Coffee Cocktail – Jerry Thomas ‘The Bon Vivants Companion’

(Use a large bar-glass.) 

Take 1 tea-spoonful powdered white sugar, 

1 fresh egg. 

1 large wine-glass of port wine. 

1 pony of brandy. 

2 or 3 lumps of ice. 

Break the egg into the glass, put in the sugar, and lastly add port wine, brandy and ice. 

Shake up very thoroughly, and strain into a medium bar goblet. Grate a little nutmeg on top before serving. 

The name of this drink is a misnomer as coffee and bitters are not to be found among its ingredients, but it looks like coffee when it has been properly concocted, and hence probably its name.


Today I was forced out of baby hibernation to run a cocktail class at Goat for one of my friends and his work team from Sublime Skinz. It was a very fun group of people and the whole class felt a long way from work, so I didn’t feel like I was missing too much at home.

The class was on classic cocktails, a class that I always finish on this drink, although to be honest I try and use this drink in as many classes as possible.
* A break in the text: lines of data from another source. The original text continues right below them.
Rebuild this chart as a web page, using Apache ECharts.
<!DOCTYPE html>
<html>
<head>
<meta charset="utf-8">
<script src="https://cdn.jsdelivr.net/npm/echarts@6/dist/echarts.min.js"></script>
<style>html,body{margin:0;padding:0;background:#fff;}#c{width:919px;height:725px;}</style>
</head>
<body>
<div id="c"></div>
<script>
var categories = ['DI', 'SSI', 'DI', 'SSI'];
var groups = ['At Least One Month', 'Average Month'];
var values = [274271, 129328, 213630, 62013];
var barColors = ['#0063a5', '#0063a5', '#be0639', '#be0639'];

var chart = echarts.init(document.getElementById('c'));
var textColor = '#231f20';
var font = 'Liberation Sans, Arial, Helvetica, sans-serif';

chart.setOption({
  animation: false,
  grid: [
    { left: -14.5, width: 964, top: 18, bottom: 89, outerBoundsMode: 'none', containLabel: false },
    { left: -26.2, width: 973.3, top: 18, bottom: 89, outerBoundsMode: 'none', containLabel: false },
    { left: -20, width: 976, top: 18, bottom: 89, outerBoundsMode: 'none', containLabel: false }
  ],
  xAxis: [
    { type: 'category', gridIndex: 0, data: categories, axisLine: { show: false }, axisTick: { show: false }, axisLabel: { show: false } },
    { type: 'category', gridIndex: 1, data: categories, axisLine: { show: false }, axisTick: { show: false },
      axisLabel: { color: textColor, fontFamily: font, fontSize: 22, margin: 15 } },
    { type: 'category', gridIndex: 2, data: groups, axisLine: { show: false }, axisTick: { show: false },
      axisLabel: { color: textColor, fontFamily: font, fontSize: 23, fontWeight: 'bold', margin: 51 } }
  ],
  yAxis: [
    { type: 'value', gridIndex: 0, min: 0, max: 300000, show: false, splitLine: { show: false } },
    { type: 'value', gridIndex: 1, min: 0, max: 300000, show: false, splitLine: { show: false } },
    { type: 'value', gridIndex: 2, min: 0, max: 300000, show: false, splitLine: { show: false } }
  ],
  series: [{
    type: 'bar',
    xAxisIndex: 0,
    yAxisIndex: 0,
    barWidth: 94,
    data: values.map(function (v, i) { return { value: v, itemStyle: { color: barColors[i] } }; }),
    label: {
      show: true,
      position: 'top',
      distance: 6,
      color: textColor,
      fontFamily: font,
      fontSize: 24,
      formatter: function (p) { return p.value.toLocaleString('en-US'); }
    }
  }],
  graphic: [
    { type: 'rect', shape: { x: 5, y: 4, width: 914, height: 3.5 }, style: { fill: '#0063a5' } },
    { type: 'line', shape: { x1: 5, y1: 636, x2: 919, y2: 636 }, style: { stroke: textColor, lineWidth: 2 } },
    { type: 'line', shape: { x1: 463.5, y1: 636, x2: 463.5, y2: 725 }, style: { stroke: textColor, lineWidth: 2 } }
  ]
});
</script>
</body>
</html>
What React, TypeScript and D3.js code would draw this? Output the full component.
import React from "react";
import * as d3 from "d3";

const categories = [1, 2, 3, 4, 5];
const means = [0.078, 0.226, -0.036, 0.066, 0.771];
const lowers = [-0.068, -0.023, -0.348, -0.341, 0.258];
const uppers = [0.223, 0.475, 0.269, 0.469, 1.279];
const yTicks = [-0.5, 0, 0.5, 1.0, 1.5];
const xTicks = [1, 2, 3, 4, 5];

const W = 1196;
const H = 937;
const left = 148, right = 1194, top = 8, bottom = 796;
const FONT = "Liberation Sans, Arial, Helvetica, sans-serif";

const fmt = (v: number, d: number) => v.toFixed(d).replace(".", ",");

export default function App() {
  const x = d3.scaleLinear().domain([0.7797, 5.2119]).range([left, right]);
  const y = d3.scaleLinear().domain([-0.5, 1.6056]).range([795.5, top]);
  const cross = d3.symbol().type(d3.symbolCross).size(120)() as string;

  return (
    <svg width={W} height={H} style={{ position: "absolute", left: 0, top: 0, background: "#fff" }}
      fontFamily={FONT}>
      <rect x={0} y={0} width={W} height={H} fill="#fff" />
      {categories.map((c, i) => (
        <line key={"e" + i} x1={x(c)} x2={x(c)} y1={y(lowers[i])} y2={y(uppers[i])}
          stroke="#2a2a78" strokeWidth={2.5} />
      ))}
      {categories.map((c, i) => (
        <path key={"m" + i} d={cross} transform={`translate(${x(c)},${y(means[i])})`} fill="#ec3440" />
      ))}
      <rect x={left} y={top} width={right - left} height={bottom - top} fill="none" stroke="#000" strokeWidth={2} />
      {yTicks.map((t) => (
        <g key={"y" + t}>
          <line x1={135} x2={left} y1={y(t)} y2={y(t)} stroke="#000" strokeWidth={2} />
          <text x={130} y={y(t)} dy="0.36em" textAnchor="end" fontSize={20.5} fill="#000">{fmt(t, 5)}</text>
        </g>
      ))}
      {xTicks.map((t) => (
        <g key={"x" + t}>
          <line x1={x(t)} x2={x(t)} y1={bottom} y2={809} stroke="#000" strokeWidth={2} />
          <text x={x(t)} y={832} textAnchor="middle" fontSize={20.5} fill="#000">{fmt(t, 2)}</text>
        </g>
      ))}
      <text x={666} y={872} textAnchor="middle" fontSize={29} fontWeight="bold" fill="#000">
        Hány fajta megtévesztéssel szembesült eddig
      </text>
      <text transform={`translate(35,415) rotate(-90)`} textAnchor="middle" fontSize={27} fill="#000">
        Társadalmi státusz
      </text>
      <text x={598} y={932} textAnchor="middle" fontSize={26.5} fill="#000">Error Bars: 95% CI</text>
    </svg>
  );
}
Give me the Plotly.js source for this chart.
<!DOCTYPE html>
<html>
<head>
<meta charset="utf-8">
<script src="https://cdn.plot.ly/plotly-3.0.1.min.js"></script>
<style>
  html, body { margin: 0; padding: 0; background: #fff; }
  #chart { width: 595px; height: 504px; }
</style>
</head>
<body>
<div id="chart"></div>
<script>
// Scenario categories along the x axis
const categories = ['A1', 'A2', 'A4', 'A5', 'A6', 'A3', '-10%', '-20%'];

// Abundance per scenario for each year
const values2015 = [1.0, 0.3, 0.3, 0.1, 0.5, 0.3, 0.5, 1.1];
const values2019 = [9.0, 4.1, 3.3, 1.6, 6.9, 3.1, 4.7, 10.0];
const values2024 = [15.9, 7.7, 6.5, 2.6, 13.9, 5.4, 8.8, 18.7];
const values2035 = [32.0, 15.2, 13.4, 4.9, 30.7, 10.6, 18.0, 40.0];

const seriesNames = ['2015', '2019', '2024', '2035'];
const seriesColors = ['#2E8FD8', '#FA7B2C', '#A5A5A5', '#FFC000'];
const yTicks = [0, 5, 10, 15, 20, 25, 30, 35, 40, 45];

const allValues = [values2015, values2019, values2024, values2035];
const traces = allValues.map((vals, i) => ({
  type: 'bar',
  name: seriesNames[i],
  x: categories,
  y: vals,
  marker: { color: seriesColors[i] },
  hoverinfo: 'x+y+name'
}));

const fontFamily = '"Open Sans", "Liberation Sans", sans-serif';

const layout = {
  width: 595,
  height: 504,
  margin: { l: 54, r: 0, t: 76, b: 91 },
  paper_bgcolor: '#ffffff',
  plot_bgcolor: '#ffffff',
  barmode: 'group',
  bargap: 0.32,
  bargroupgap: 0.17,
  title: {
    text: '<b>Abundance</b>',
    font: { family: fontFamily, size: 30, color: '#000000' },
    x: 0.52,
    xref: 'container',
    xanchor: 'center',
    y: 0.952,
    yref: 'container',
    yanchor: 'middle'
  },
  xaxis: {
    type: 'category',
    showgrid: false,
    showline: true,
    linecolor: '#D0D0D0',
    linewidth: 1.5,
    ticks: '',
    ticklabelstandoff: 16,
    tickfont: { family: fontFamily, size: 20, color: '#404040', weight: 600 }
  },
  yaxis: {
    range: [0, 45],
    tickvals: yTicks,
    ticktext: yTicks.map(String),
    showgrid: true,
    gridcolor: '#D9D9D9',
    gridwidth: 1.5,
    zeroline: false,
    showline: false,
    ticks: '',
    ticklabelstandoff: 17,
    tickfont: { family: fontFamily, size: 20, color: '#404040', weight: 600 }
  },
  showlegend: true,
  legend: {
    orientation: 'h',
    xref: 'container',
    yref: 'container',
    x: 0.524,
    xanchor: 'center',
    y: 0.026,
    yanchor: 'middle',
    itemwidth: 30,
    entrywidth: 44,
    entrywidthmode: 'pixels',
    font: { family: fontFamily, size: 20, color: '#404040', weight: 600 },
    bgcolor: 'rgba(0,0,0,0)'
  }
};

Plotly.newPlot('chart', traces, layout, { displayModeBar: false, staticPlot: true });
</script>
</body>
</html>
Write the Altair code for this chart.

I first came across this in Ted Haigh’s ‘Vintage Spirits and Forgotten Cocktails’ from a few years ago. This book was probably one of the more revolutionary books for me, in that it really made me look at think about classics more, and if there was one drink in the book that really kicked this off, it was the Coffee Cocktail. I remember on getting the book that I was going to work my way through making every drink inside, and on getting to this drink, I skipped it.

I’d used eggs in drinks before, namely for the fiz range, but the combination of this, Port and Brandy did not sound appealing at all, and it wasn’t until I’d tried the others that I decided to go back and give this a go.

There have been very few drinks that have surprised me over the years, this was the first, and is an excellent example of the sum of the parts being far greater than the parts themselves, this drink is a wow.

I’ve used this drink in classes for 5 years now, it works even better in an era of the espresso martini, I always make it the last drink of the class and introduce it ingredient by ingredient with the egg last and hold up the unshaken drink for all to see, gaze over the looks of disgust, do my best to reassure and then shake and serve the drink. In 5 years, I’ve had maybe 5 or 6 people be unimpressed with the finished article, and nobody dislike it, generally it inspires looks of wonder in drinkers which is partially why its an excellent drink to finish on.

It’s a drink I used to serve instead of dessert if I was having guests over for dinner, and a drink which is all about the freshly grated nutmeg.

Since picking up Ted’s book this has become one of my favourite cocktails of all time. For me it’s the mix of stranger ingredients, the weird name, the nutmeg and the wow moment when people try it, I cannot recommend this drink enough.

As an aside its interesting that the drink is a misnomer as it doesn’t have bitters in, reminds me of that first ever recipe for a cocktail, and how this as a description has stayed true at least until 1928, and yes, to me it has the same colour as a latte.